Oil has played a remarkably small part in the mainstream's consideration of, coverage of, or first looks back upon the invasion, occupation, and war in Iraq. To give but a single example, the index to Thomas E. Ricks' almost 500-page bestseller, Fiasco: The American Military Adventure in Iraq, has but a single relevant entry: “Oil exports and postwar reconstruction, Wolfowitz on, 98.” Yet today, every leading politician of either party is strangely convinced that the key “benchmark” the government of Prime Minister Nouri al-Maliki must pass to prove its mettle is the onerous oil law, now stalled in Parliament, that has been forced upon it by the Bush administration.

Now, sociologist Michael Schwartz follows the telltale oil slicks deep into the Gulf of Catastrophe in Iraq. He offers a sweeping view of the actual role oil, that prize of prizes in Iraq, has played in Bush administration considerations and makes sense for all of us of what role the new oil law is likely to play in that country's future. From Cheney's mysterious Energy Task Force of 2001 through the Bush administration's decision to guard only the Oil Ministry on taking Baghdad, Schwartz shows how top U.S. officials melded economic and military policy into a single fatal brew, driven by dreams of controlling Iraq's fabulous potential oil wealth. He also explores the speed with which the occupation authorities attempted to transfer management of existing Iraqi oil facilities to multinational corporations, while creating an oil-policy framework, unique in the region, that would allow the major companies to develop the country's proven reserves and even to begin drilling new wells.

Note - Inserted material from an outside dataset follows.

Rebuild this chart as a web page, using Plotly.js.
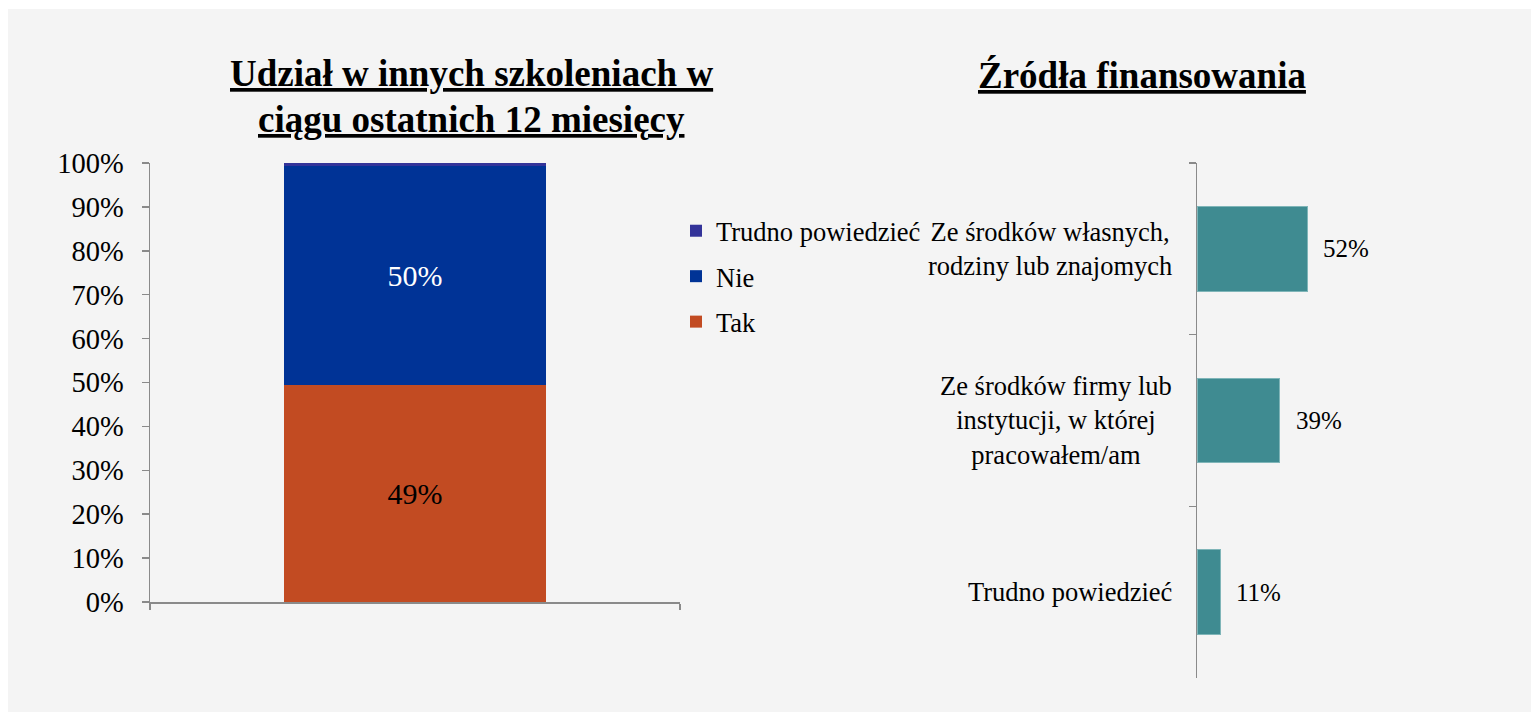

Then came that oil law and the rise of resistance across every sector of Iraqi society to the potential loss of control over its oil reserves. Schwartz concludes: “Like so many American initiatives in Iraq, the oil law, even if passed, might never be worth more than the paper it will be printed on. The likelihood that any future Iraqi government which takes on a nationalist mantel will consider such an agreement in any way binding is nil. One day in perhaps the not so distant future, that 'law,' even if briefly the law of the land, is likely to find itself in the dustbin of history, along with Saddam's various oil deals -- and the Bush administration's 'capture of new and existing oil and gas fields' is likely to end as a predictable fiasco.”

Alter-reviews:

My favorite rendering anywhere of orthodox blues on DVD are the three DVDs of the “American Folk Blues Festival” series. Now there's another one, this one from a series of British tours, from 1963-1965, just as the kids over there were discovering the old guys via the Stones, the Who, the Yardbirds, and the like. The new CD has 18 complete performances from some of the most iconic blues artists of all time including Sonny Boy Williamson, Lightnin' Hopkins, Muddy Waters, Junior Wells, Sugar Pie DeSanto, Lonnie Johnson, Big Joe Williams, Howlin' Wolf, Big Joe Turner, and Sister Rosetta Tharpe. Backing musicians include Otis Spann, Matt “Guitar” Murphy, Willie Dixon, Hubert Sumlin, Sunnyland Slim, Clifton James, Bill Stepney, Otis Rush, Little Brother Montgomery, Jack Myers, Fred Below, and Cousin Joe Pleasant. It comes with extensive notes by U.K. author and music historian Mike Rowe.

I also think everybody with halfway decent musical taste ought to pick up a copy of the new two-CD collection on Rhino of Big Joe Turner called Definitive Blues. That is unless you have the three-CD out-of-print collection that came out like, 10 years ago and from which this is drawn. Turner holds a decent claim to being one of the half-dozen people who invented rock 'n' roll, and unlike some of the other claimants, his music sounds just as fresh and fun today. “Honey Hush,” is one of my favorite songs evah. (“Turn off the water works baby, they don't move me no more.”) “Corrine Corrina” is also hard to beat. Also of interest to many will be the Ruth Brown, “Definitive Soul.” To me it's not in league with Big Joe, but that's probably just a matter of taste. This collection's got “Teardrops From My Eyes,” “5-10-15 Hours,” “Oh What A Dream,” "(Mama) He Treats Your Daughter Mean," and “Mambo Baby.” And hey, thanks to Ahmet Ertegun for all this and so much more.

No mail today; none of it made the cut, alas.